Source: US Energy Information Demonstration (EIA)

Solar plus storage developers currently benefit from federal investment tax credits (ITCs), which are being phased out from 30% in 2019 to 10% from 2022 onwards. The US Solar Energy Industry Association (SEIA) has called for the Biden administration to extend the program and also widen it to include stand-alone storage projects, to support solar growth.

Currently only available to storage when coupled with solar, the ITC "vastly assists in the project financing of energy storage systems," Mark Riedy, a Partner and Chair of the Energy Project Finance Practice at Kilpatrick Townsend & Stockton, said.

Shaping storage

The competitiveness of solar plus storage projects can depend on the ratio of storage capacity relative to solar, as greater battery capacity increases costs. The average ratio of storage capacity relative to solar on proposed projects was 66% at the end of 2019, but the ratio differs widely between markets, Berkeley Lab said. In CAISO, the ratio was 78%, while in ERCOT and SPP the ratio was 38%. In NYISO, the ratio was 49%.

A 75% ratio might increase the levelised cost by $15/MWh compared with stand-alone solar, while a 25% ratio incurs an uplift of around $4/MWh, Berkeley Lab said.

Shaping the project to the market risk is key. Last year, Capital Dynamics became the first solar plus storage developer to secure fixed volume power purchase agreements (PPAs) for its Townsite project in Nevada.

The Townsite project has 180 MW of solar capacity and four hours of storage at 90 MW, representing a storage capacity of 360 MWh. The PPAs secure up to 115 MW of fixed offtake across a 16-hour block, allowing Capital Dynamics to aggregate multiple customers and use storage to reshape the production profile to closely match the fixed volume, Benoit Allehaut, Managing Director at Capital Dynamics, an independent global asset management firm, told Reuters Events earlier this year.

"We then sell excess supply and buy any block where our combined solar and storage is insufficient to deliver the fixed volume,“ he said.

Energy storage presents a greater range of operational risks for solar plant owners and maintenance teams will require a wider range of expertise.

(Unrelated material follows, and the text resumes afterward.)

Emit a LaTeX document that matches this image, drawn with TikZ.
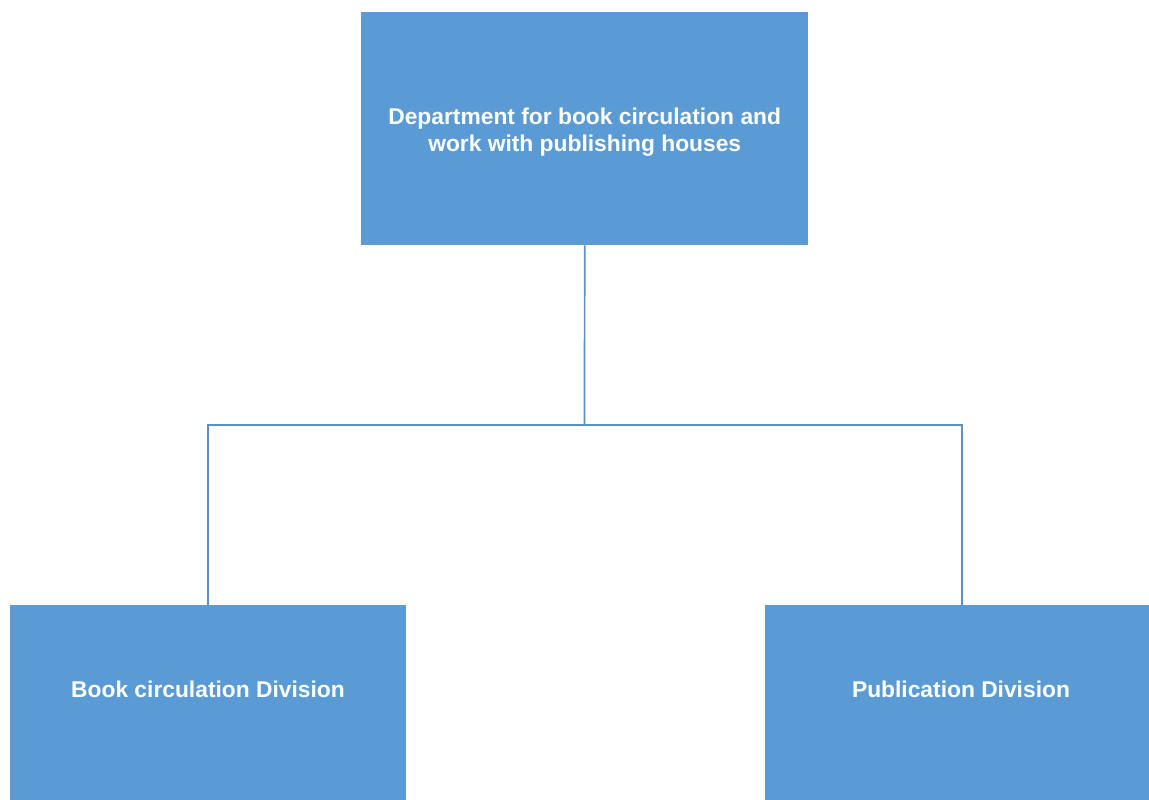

Plant owners must implement charging and discharging strategies that maximise revenue and minimise degradation of the asset. In addition, longer dispatch periods for solar plus storage projects impact maintenance schedules while lifespans of major components differ.

Despite the risks, the growing inclusion of storage shows the direction of travel in the solar sector.

Allehaut predicts solar plus storage will become “the standardized design” for PV projects.

“Our view is that this type of service represents the future of the renewable energy sector,” he said.